Based on this statement and others like it by the Obama administration -- including comments that Obama made as a presidential candidate at a Pennsylvania biodiesel plant -- investors across the country have taken serious and long-term financial risks to enter the biodiesel industry. There are good reasons to support biodiesel: It is a true advanced biofuel, with the Environmental Protection Agency (EPA) having certified that it reduces greenhouse-gas emissions by up to 86 percent relative to traditional diesel. This is a win for both industry and the environment, and it creates U.S. jobs while lessening our dangerous dependence on petroleum.
But the administration's recent decisions on renewable fuels -- or, in some cases, the lack thereof -- are confounding. Up until 2013, with support from the Obama administration, the biodiesel industry was on a path toward strong, sustainable growth. That was thanks in part to a robust Renewable Fuels Standard (RFS), the federal policy passed under President George W. Bush and supported by Obama (then a senator) that requires blending biodiesel and other clean fuels into the U.S. fuel supply. But today, that growth has ground to a halt, and hundreds of businesses around the country supported by this industry are hurting.
The most recent surprise to the biodiesel industry was a unilateral decision by the EPA to streamline Argentinian biodiesel imports into the United States.
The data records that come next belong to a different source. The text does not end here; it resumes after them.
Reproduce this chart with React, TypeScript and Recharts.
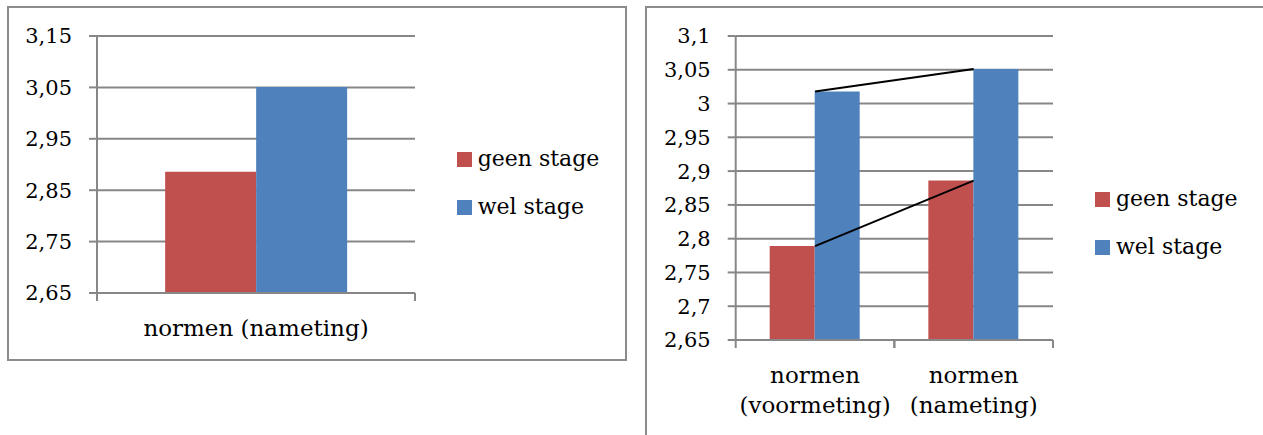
import { ComposedChart, Bar, Line, XAxis, YAxis, CartesianGrid, Legend } from 'recharts';

// left chart: only the post-measurement
const leftCategories = ['normen (nameting)'];
const leftGeen = [2.886];
const leftWel = [3.051];
const leftTicks = [2.65, 2.75, 2.85, 2.95, 3.05, 3.15];

// right chart: pre- and post-measurement
const rightCategories = ['normen (voormeting)', 'normen (nameting)'];
const rightGeen = [2.789, 2.886];
const rightWel = [3.018, 3.051];
const rightTicks = [2.65, 2.7, 2.75, 2.8, 2.85, 2.9, 2.95, 3, 3.05, 3.1];

const seriesNames = { geen: 'geen stage', wel: 'wel stage' };

const RED = '#C0504D';
const BLUE = '#4F81BD';
const GRID = '#878787';
const BORDER = '#8c8c8c';
const FONT = '"DejaVu Serif"';

function toRows(cats, geen, wel) {
    return cats.map((name, i) => ({ name, geen: geen[i], wel: wel[i] }));
}

const fmt = (v) => String(v).replace('.', ',');

function LegendBox({ payload }) {
    const items = (payload || []).filter((p) => p.type !== 'none');
    return (
        <div style={{ fontFamily: FONT, fontSize: 22, color: '#000' }}>
            {items.map((p) => (
                <div key={p.value} style={{ position: 'relative', height: 48, width: 180 }}>
                    <div style={{ position: 'absolute', left: 0, top: 0, width: 15, height: 15, background: p.color }} />
                    <span style={{ position: 'absolute', left: 21, top: -3.5, lineHeight: 1, whiteSpace: 'nowrap' }}>
                        {p.value}
                    </span>
                </div>
            ))}
        </div>
    );
}

type ChartProps = {
    width: number,
    height: number,
    margin: { top: number, right: number, bottom: number, left: number },
    rows: any[],
    ticks: number[],
    plotWidth: number,
    showLines?: boolean,
    wrapLabels?: boolean,
    legendPos: { left: number, top: number },
};

function StageChart({ width, height, margin, rows, ticks, plotWidth, showLines = false, wrapLabels = false, legendPos }: ChartProps) {
    const band = plotWidth / rows.length;

    const XTick = ({ x, y, payload }) => {
        const lines = wrapLabels ? payload.value.split(' ') : [payload.value];
        return (
            <g>
                <line x1={x - band / 2} x2={x - band / 2} y1={y} y2={y + 8} stroke={GRID} strokeWidth={2} />
                <line x1={x + band / 2} x2={x + band / 2} y1={y} y2={y + 8} stroke={GRID} strokeWidth={2} />
                {lines.map((t, i) => (
                    <text key={i} x={x} y={y + 43 + i * 30} textAnchor="middle" fill="#000"
                        style={{ fontFamily: FONT, fontSize: 23 }}>
                        {t}
                    </text>
                ))}
            </g>
        );
    };

    return (
        <ComposedChart width={width} height={height} data={rows} margin={margin}
            barCategoryGap="21.43%" barGap={0}>
            <CartesianGrid vertical={false} stroke={GRID} strokeWidth={2} />
            <XAxis dataKey="name" interval={0} height={60} tickSize={0} tickMargin={0} tickLine={false}
                axisLine={{ stroke: GRID, strokeWidth: 2 }} tick={XTick} />
            <YAxis type="number" domain={[ticks[0], ticks[ticks.length - 1]]} ticks={ticks} interval={0}
                width={80} tickSize={8} tickMargin={17} tickFormatter={fmt}
                axisLine={{ stroke: GRID, strokeWidth: 2 }} tickLine={{ stroke: GRID, strokeWidth: 2 }}
                tick={{ fill: '#000', fontSize: 21, fontFamily: FONT }} />
            <Legend layout="vertical" align="center" verticalAlign="middle" content={LegendBox}
                wrapperStyle={{ position: 'absolute', left: legendPos.left, top: legendPos.top, width: 200, height: 'auto' }} />
            <Bar dataKey="geen" name={seriesNames.geen} fill={RED} isAnimationActive={false} />
            <Bar dataKey="wel" name={seriesNames.wel} fill={BLUE} isAnimationActive={false} />
            {showLines && <Line type="linear" dataKey="geen" stroke="#000" strokeWidth={2} dot={false}
                activeDot={false} legendType="none" isAnimationActive={false} />}
            {showLines && <Line type="linear" dataKey="wel" stroke="#000" strokeWidth={2} dot={false}
                activeDot={false} legendType="none" isAnimationActive={false} />}
        </ComposedChart>
    );
}

export default function App() {
    const boxStyle = {
        position: 'absolute' as const,
        border: `2px solid ${BORDER}`,
        boxSizing: 'border-box' as const,
        background: '#fff',
    };
    return (
        <div style={{ position: 'absolute', left: 0, top: 0, width: 1263, height: 435, overflow: 'hidden', background: '#fff' }}>
            <div style={{ ...boxStyle, left: 7, top: 6, width: 620, height: 355 }}>
                <StageChart
                    width={616}
                    height={351}
                    margin={{ top: 28, right: 210, bottom: 6, left: 8 }}
                    rows={toRows(leftCategories, leftGeen, leftWel)}
                    ticks={leftTicks}
                    plotWidth={318}
                    legendPos={{ left: 447.7, top: 143.7 }}
                />
            </div>
            <div style={{ ...boxStyle, left: 645, top: 6, width: 700, height: 500 }}>
                <StageChart
                    width={696}
                    height={496}
                    margin={{ top: 28, right: 290, bottom: 104, left: 8.7 }}
                    rows={toRows(rightCategories, rightGeen, rightWel)}
                    ticks={rightTicks}
                    plotWidth={317.3}
                    showLines
                    wrapLabels
                    legendPos={{ left: 448, top: 183.7 }}
                />
            </div>
        </div>
    );
}
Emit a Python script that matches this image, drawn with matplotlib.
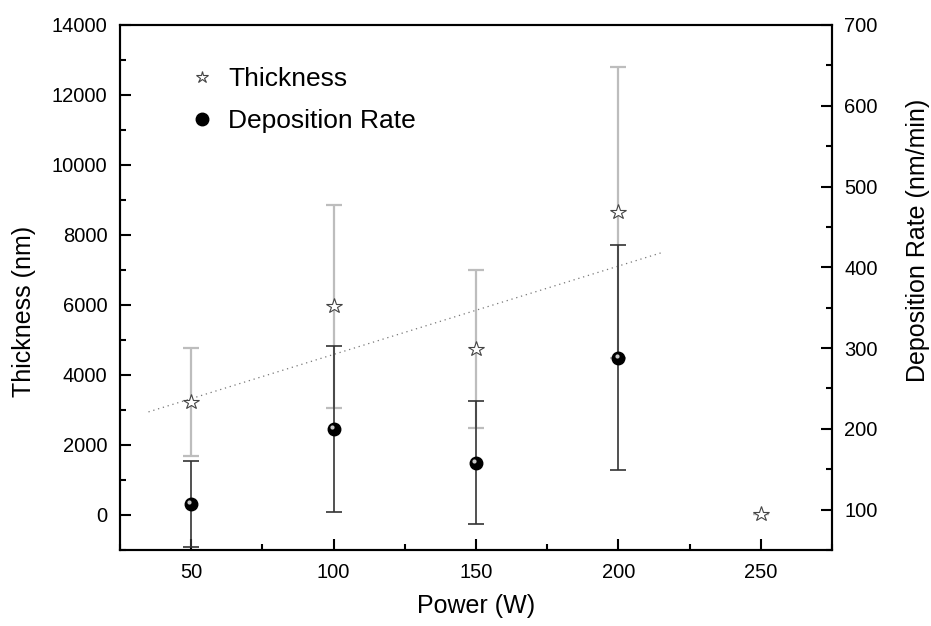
import matplotlib
matplotlib.use("Agg")
import matplotlib.pyplot as plt
from matplotlib.lines import Line2D
from matplotlib.ticker import MultipleLocator
from matplotlib.transforms import offset_copy

plt.rcParams["font.family"] = ["Liberation Sans", "DejaVu Sans"]

# values
power = [50, 100, 150, 200, 250]
thickness = [3230, 5970, 4740, 8645, 30]
thickness_err = [1555, 2900, 2250, 4150, 0]

rate_power = [50, 100, 150, 200]
rate = [107, 200, 158, 288]
rate_err = [53, 103, 76, 139]

trend_power = [35, 215]
trend_thickness = [2946, 7491]


def main():
    fig = plt.figure(figsize=(9.31, 6.26), dpi=100)
    ax = fig.add_axes([120 / 931, 76 / 626, 712 / 931, 525 / 626])
    ax2 = ax.twinx()

    # thickness on the left axis
    ax.plot(trend_power, trend_thickness, ls=(0, (1, 3)), color="#777777", lw=0.9, zorder=1)
    ax.errorbar(power, thickness, yerr=thickness_err, fmt="none", ecolor="#bdbdbd",
                elinewidth=1.6, capsize=6, capthick=1.6, zorder=2)
    ax.plot(power, thickness, ls="none", marker="*", ms=11.5, mfc="white", mec="#444444",
            mew=0.8, zorder=3)

    # deposition rate on the right axis
    ax2.errorbar(rate_power, rate, yerr=rate_err, fmt="none", ecolor="#333333",
                 elinewidth=1.2, capsize=6, capthick=1.2, zorder=2)
    ax2.plot(rate_power, rate, ls="none", marker="o", ms=9, mfc="black", mec="black", zorder=3)
    shine = offset_copy(ax2.transData, fig=fig, x=-1.3, y=1.3, units="points")
    ax2.plot(rate_power, rate, ls="none", marker="o", ms=3, mfc="#c8c8c8", mec="none",
             transform=shine, zorder=4)

    ax.set_xlim(25, 275)
    ax.set_ylim(-1000, 14000)
    ax2.set_ylim(50, 700)

    ax.xaxis.set_major_locator(MultipleLocator(50))
    ax.xaxis.set_minor_locator(MultipleLocator(25))
    ax.yaxis.set_major_locator(MultipleLocator(2000))
    ax.yaxis.set_minor_locator(MultipleLocator(1000))
    ax2.yaxis.set_major_locator(MultipleLocator(100))
    ax2.yaxis.set_minor_locator(MultipleLocator(50))

    for a in (ax, ax2):
        a.tick_params(which="major", direction="in", length=8, width=1.5, labelsize=14.5, pad=9)
        a.tick_params(which="minor", direction="in", length=4.5, width=1.5)
        for s in a.spines.values():
            s.set_linewidth(1.5)
    ax.tick_params(top=False, right=False, which="both")

    ax.set_xlabel("Power (W)", fontsize=18)
    ax.set_ylabel("Thickness (nm)", fontsize=18)
    ax2.set_ylabel("Deposition Rate (nm/min)", fontsize=18)
    ax.xaxis.set_label_coords(0.5, -0.107)
    ax.yaxis.set_label_coords(-0.135, 0.455)
    ax2.yaxis.set_label_coords(1.121, 0.59)
    for lab in (ax.xaxis.label, ax.yaxis.label, ax2.yaxis.label):
        lab.set_va("center")

    handles = [
        Line2D([], [], ls="none", marker="*", ms=9, mfc="white", mec="#444444", mew=0.8),
        Line2D([], [], ls="none", marker="o", ms=9, mfc="black", mec="black"),
    ]
    ax2.legend(handles, ["Thickness", "Deposition Rate"], loc="upper left",
               bbox_to_anchor=(188.5 / 931, 1 - 67 / 626), bbox_transform=fig.transFigure,
               frameon=False, fontsize=19, handlelength=1.0, handletextpad=0.5,
               labelspacing=0.7, borderpad=0, borderaxespad=0)

    fig.savefig("out.png", dpi=100)


if __name__ == "__main__":
    main()
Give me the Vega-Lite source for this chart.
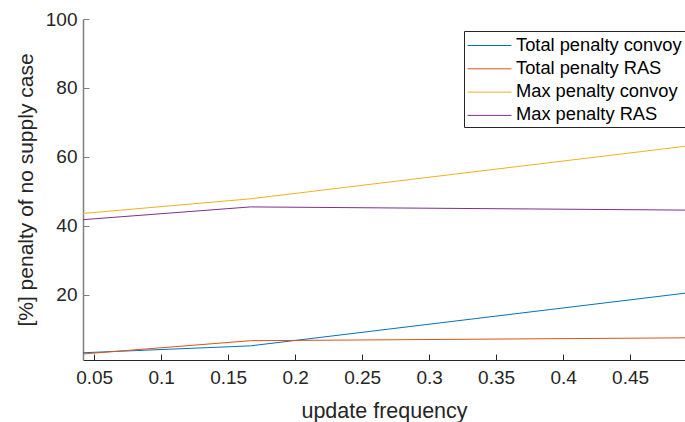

Under the RFS, sellers must prove that their fuels were grown on land that was cleared or cultivated before late 2007, but the new decision relaxes the verification and reporting requirements for Argentinian exporters. There was no public hearing or comment.
What was so bizarre about this change was that it came at a time when the U.S. biodiesel industry is in turmoil as a result of the EPA's disastrous ongoing delays in administering the RFS. For the second consecutive year, the administration has failed to finalize the standards, meaning the market has no way of knowing how much biodiesel and other renewable fuels will be required on an annual basis going forward.
This one-two punch has wreaked havoc on the markets. The result has been less biodiesel blending, causing some biodiesel producers to close and many others to slow or suspend operations. In addition to putting financial strains on the industry, it has also meant that America's diesel fuel is emitting considerably more greenhouse gases into the atmosphere.
Like all biodiesel supporters, I am hopeful that the Obama administration will reassert its leadership in this area. For starters, the EPA needs to immediately finalize a robust RFS that allows the biodiesel industry to keep expanding and maximize its capabilities. The fact is, thousands of investors all across this nation decided to take up the White House's challenge to produce, distribute, supply, and consume fuel that reduces our dependence on oil and helps to slow the pace of global climate change. But like every young energy industry that has come before, biodiesel needs stable policy to grow and mature.
Steven J. Levy is chairman of the National Biodiesel Board.